Avec Barack Obama, les Etats-Unis ont la chance d'avoir vu naître un leader hors du commun. "A once in a lifetime leader" comme disent les américains. Son programme porte un progrès social inédit tout en soutenant l'innovation, l'entreprenariat et les entreprises d'une manière générale. En quatre ans, la situation est passée d'une augmentation mensuelle du chômage à la création de plus de 5 millions d'emplois dans le privé.
Pour moi, la question ne se pose donc pas pour cette élection. Mais en dehors du cycle électoral, dans le débat de fond, j'espère qu'une troisième voie finira pas émerger aux Etats-Unis. Plusieurs groupes sont au travail, mais ne semblent pas avoir réussi à saisir une opportunité. Quelles que soient leurs idées, peut-être que je resterai avec les Démocrates par exemple, l’impact sur la balance des forces ne pourra être que positif. L’important est donc que cette troisième voie puisse clairement se distinguer des deux autres, sur le fond.
Le centre n'est qu'une position relative sur l’échiquier politique d'un pays, pas une idéologie.

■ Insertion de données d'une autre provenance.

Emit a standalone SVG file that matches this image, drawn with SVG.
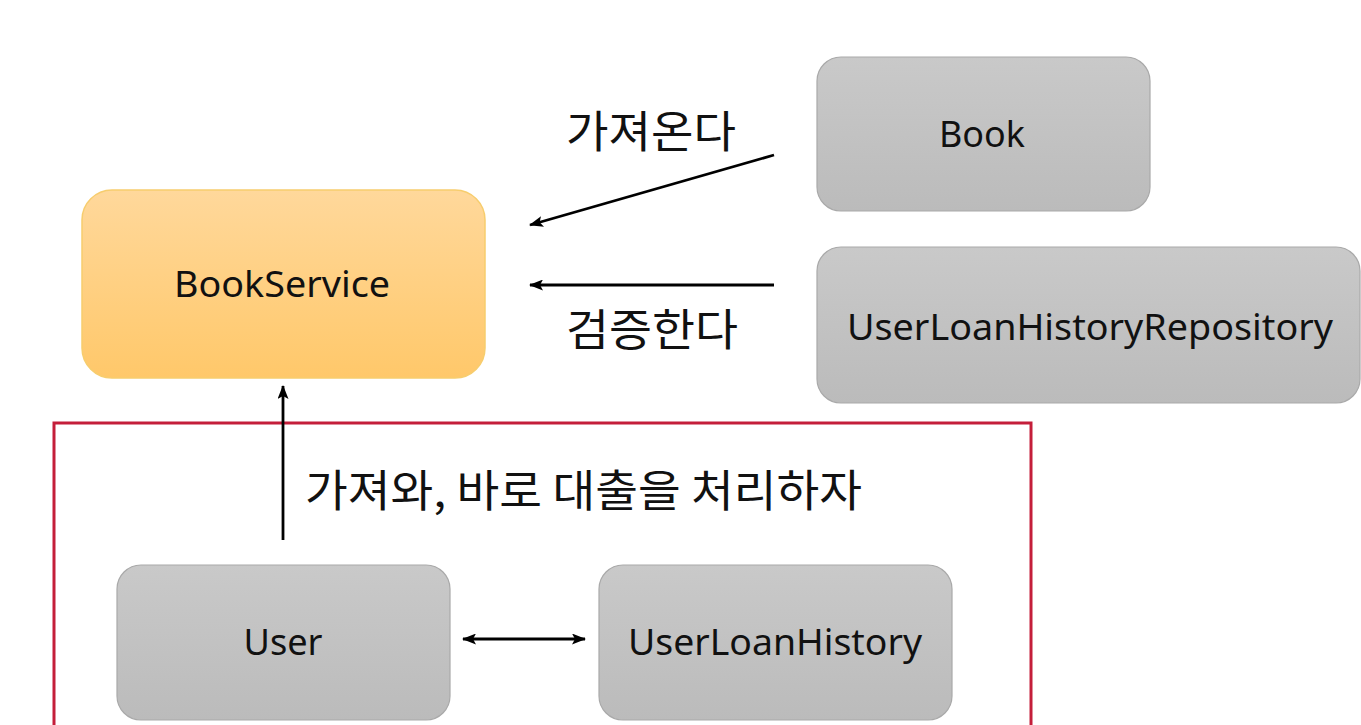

Pour la France l'opportunité est maintenant, entre deux présidentielles.
D’après un récent sondage Ifop, 13% des français se situent au centre et 28% "ni à droite, ni à gauche". Sachant que ce même sondage donne le choix gauche, droite et extrêmes, on voit bien le souhait de 41% de citoyens de dépasser le clivage bipartite avec un tiers de ce groupe qui fait le choix volontaire du centre - parce qu'il existe en France.
A l'heure où certains se résignent et choisissent l'allégeance à un de deux camps, le MoDem continue à résister, et à le faire de manière plus organisée et donc plus efficace.
La nouvelle équipe en place autour de Marc Fesneau et Christine Espert, a déjà commencé le travail d’évolution si nécessaire suite à nos échecs électoraux.
Nous sommes nombreux à être activement mobilisés autour d'eux pour créer cette troisième voie non pas de l'alternance, mais de l'alternative... indépendante.